Collected data
# # #
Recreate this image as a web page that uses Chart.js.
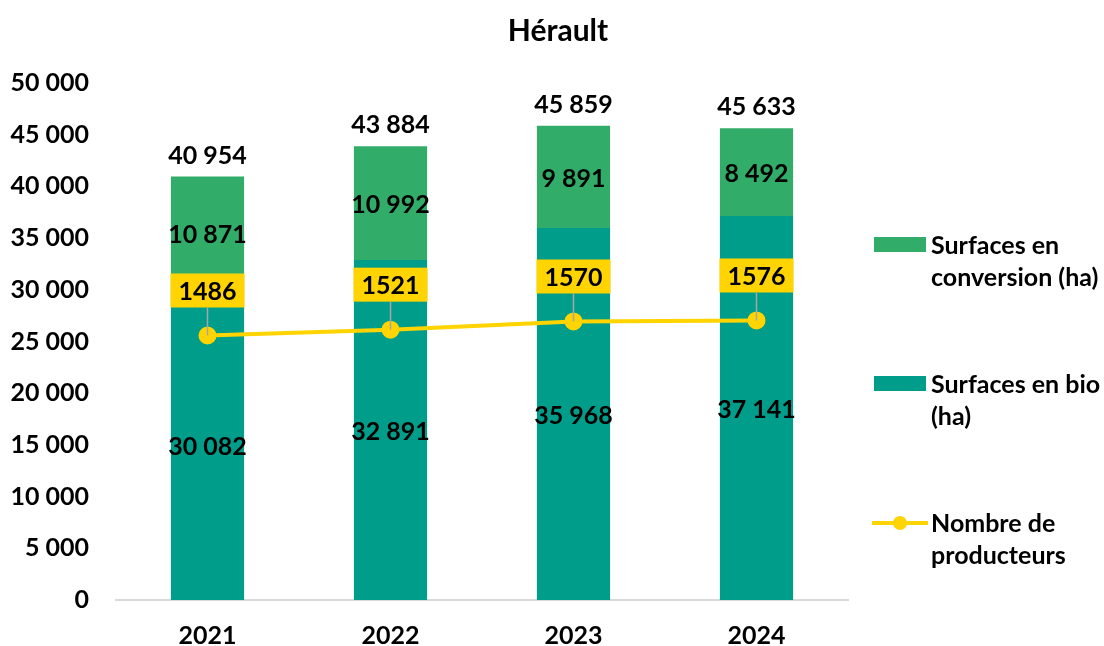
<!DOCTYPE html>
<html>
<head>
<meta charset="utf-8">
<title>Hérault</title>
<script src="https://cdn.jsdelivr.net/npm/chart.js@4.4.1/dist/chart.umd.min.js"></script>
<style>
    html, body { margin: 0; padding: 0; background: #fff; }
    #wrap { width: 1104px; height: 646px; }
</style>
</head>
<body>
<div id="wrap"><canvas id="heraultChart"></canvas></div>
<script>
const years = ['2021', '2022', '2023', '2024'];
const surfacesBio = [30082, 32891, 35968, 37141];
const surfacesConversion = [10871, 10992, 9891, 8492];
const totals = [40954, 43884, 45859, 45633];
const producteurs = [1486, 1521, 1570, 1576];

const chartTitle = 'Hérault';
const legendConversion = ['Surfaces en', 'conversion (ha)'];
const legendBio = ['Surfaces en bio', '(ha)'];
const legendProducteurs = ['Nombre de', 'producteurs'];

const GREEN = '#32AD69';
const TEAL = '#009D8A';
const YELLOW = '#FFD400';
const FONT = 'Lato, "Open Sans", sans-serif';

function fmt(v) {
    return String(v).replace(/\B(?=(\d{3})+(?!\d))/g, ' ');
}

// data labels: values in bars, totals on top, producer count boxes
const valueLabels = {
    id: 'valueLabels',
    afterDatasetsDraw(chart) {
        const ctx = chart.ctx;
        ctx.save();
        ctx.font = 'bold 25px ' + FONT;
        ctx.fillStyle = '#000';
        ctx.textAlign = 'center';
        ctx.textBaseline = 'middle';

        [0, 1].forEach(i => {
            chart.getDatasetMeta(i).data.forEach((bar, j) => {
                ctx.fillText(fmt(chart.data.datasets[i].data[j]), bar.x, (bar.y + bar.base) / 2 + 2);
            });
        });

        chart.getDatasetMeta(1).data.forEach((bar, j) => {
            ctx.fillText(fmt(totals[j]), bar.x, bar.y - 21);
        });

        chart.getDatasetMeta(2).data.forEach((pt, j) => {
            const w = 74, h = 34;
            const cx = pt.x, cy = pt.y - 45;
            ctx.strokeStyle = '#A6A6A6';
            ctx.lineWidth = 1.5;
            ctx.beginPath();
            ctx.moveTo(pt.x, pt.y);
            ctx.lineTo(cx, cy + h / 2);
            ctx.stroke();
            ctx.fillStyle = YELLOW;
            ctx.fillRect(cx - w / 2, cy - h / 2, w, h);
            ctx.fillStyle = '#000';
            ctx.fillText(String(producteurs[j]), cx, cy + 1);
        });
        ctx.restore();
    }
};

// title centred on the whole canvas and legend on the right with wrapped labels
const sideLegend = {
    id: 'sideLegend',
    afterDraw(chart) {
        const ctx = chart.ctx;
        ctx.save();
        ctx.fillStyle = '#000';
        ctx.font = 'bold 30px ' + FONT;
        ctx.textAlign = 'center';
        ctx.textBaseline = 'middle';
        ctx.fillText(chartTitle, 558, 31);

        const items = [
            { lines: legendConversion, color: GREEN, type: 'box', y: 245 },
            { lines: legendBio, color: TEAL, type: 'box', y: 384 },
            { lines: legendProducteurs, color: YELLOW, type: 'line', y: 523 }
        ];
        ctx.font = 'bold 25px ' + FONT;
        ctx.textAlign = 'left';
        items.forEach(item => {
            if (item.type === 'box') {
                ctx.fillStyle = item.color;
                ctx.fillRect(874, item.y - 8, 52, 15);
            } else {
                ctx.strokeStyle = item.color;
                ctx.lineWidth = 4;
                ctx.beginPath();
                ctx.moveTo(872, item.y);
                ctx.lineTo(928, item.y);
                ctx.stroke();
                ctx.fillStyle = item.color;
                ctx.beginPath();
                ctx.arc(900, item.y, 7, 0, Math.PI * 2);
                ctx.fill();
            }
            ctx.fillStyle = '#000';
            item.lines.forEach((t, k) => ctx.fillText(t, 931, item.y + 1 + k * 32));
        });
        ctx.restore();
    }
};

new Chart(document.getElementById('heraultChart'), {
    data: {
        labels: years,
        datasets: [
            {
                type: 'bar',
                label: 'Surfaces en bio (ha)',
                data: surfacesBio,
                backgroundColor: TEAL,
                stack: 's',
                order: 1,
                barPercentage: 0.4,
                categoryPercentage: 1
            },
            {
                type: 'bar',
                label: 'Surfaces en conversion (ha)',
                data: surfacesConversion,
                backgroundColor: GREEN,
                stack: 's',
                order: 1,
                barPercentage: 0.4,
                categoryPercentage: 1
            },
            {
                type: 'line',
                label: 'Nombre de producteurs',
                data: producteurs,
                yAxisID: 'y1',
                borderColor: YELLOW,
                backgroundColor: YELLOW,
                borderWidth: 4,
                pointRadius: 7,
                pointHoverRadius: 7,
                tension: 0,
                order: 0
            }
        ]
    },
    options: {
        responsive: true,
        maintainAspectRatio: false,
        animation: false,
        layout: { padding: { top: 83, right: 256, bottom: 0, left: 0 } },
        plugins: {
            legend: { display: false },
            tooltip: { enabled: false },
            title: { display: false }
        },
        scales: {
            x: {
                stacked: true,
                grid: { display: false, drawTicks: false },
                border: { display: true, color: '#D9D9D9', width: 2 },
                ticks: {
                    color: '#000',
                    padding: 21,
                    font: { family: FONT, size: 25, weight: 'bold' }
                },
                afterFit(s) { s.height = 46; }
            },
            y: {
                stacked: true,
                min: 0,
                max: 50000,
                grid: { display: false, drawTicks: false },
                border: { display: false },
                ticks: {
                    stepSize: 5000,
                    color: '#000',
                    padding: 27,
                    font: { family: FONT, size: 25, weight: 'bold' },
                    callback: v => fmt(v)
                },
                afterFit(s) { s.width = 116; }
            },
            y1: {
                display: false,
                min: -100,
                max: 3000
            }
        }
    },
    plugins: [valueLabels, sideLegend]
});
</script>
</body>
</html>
# # #
Exercise
Output each line exactly; omit every picture.

Exercise output
Recreate this image as a web page that uses Chart.js.
<!DOCTYPE html>
<html>
<head>
<meta charset="utf-8">
<title>Hérault</title>
<script src="https://cdn.jsdelivr.net/npm/chart.js@4.4.1/dist/chart.umd.min.js"></script>
<style>
    html, body { margin: 0; padding: 0; background: #fff; }
    #wrap { width: 1104px; height: 646px; }
</style>
</head>
<body>
<div id="wrap"><canvas id="heraultChart"></canvas></div>
<script>
const years = ['2021', '2022', '2023', '2024'];
const surfacesBio = [30082, 32891, 35968, 37141];
const surfacesConversion = [10871, 10992, 9891, 8492];
const totals = [40954, 43884, 45859, 45633];
const producteurs = [1486, 1521, 1570, 1576];

const chartTitle = 'Hérault';
const legendConversion = ['Surfaces en', 'conversion (ha)'];
const legendBio = ['Surfaces en bio', '(ha)'];
const legendProducteurs = ['Nombre de', 'producteurs'];

const GREEN = '#32AD69';
const TEAL = '#009D8A';
const YELLOW = '#FFD400';
const FONT = 'Lato, "Open Sans", sans-serif';

function fmt(v) {
    return String(v).replace(/\B(?=(\d{3})+(?!\d))/g, ' ');
}

// data labels: values in bars, totals on top, producer count boxes
const valueLabels = {
    id: 'valueLabels',
    afterDatasetsDraw(chart) {
        const ctx = chart.ctx;
        ctx.save();
        ctx.font = 'bold 25px ' + FONT;
        ctx.fillStyle = '#000';
        ctx.textAlign = 'center';
        ctx.textBaseline = 'middle';

        [0, 1].forEach(i => {
            chart.getDatasetMeta(i).data.forEach((bar, j) => {
                ctx.fillText(fmt(chart.data.datasets[i].data[j]), bar.x, (bar.y + bar.base) / 2 + 2);
            });
        });

        chart.getDatasetMeta(1).data.forEach((bar, j) => {
            ctx.fillText(fmt(totals[j]), bar.x, bar.y - 21);
        });

        chart.getDatasetMeta(2).data.forEach((pt, j) => {
            const w = 74, h = 34;
            const cx = pt.x, cy = pt.y - 45;
            ctx.strokeStyle = '#A6A6A6';
            ctx.lineWidth = 1.5;
            ctx.beginPath();
            ctx.moveTo(pt.x, pt.y);
            ctx.lineTo(cx, cy + h / 2);
            ctx.stroke();
            ctx.fillStyle = YELLOW;
            ctx.fillRect(cx - w / 2, cy - h / 2, w, h);
            ctx.fillStyle = '#000';
            ctx.fillText(String(producteurs[j]), cx, cy + 1);
        });
        ctx.restore();
    }
};

// title centred on the whole canvas and legend on the right with wrapped labels
const sideLegend = {
    id: 'sideLegend',
    afterDraw(chart) {
        const ctx = chart.ctx;
        ctx.save();
        ctx.fillStyle = '#000';
        ctx.font = 'bold 30px ' + FONT;
        ctx.textAlign = 'center';
        ctx.textBaseline = 'middle';
        ctx.fillText(chartTitle, 558, 31);

        const items = [
            { lines: legendConversion, color: GREEN, type: 'box', y: 245 },
            { lines: legendBio, color: TEAL, type: 'box', y: 384 },
            { lines: legendProducteurs, color: YELLOW, type: 'line', y: 523 }
        ];
        ctx.font = 'bold 25px ' + FONT;
        ctx.textAlign = 'left';
        items.forEach(item => {
            if (item.type === 'box') {
                ctx.fillStyle = item.color;
                ctx.fillRect(874, item.y - 8, 52, 15);
            } else {
                ctx.strokeStyle = item.color;
                ctx.lineWidth = 4;
                ctx.beginPath();
                ctx.moveTo(872, item.y);
                ctx.lineTo(928, item.y);
                ctx.stroke();
                ctx.fillStyle = item.color;
                ctx.beginPath();
                ctx.arc(900, item.y, 7, 0, Math.PI * 2);
                ctx.fill();
            }
            ctx.fillStyle = '#000';
            item.lines.forEach((t, k) => ctx.fillText(t, 931, item.y + 1 + k * 32));
        });
        ctx.restore();
    }
};

new Chart(document.getElementById('heraultChart'), {
    data: {
        labels: years,
        datasets: [
            {
                type: 'bar',
                label: 'Surfaces en bio (ha)',
                data: surfacesBio,
                backgroundColor: TEAL,
                stack: 's',
                order: 1,
                barPercentage: 0.4,
                categoryPercentage: 1
            },
            {
                type: 'bar',
                label: 'Surfaces en conversion (ha)',
                data: surfacesConversion,
                backgroundColor: GREEN,
                stack: 's',
                order: 1,
                barPercentage: 0.4,
                categoryPercentage: 1
            },
            {
                type: 'line',
                label: 'Nombre de producteurs',
                data: producteurs,
                yAxisID: 'y1',
                borderColor: YELLOW,
                backgroundColor: YELLOW,
                borderWidth: 4,
                pointRadius: 7,
                pointHoverRadius: 7,
                tension: 0,
                order: 0
            }
        ]
    },
    options: {
        responsive: true,
        maintainAspectRatio: false,
        animation: false,
        layout: { padding: { top: 83, right: 256, bottom: 0, left: 0 } },
        plugins: {
            legend: { display: false },
            tooltip: { enabled: false },
            title: { display: false }
        },
        scales: {
            x: {
                stacked: true,
                grid: { display: false, drawTicks: false },
                border: { display: true, color: '#D9D9D9', width: 2 },
                ticks: {
                    color: '#000',
                    padding: 21,
                    font: { family: FONT, size: 25, weight: 'bold' }
                },
                afterFit(s) { s.height = 46; }
            },
            y: {
                stacked: true,
                min: 0,
                max: 50000,
                grid: { display: false, drawTicks: false },
                border: { display: false },
                ticks: {
                    stepSize: 5000,
                    color: '#000',
                    padding: 27,
                    font: { family: FONT, size: 25, weight: 'bold' },
                    callback: v => fmt(v)
                },
                afterFit(s) { s.width = 116; }
            },
            y1: {
                display: false,
                min: -100,
                max: 3000
            }
        }
    },
    plugins: [valueLabels, sideLegend]
});
</script>
</body>
</html>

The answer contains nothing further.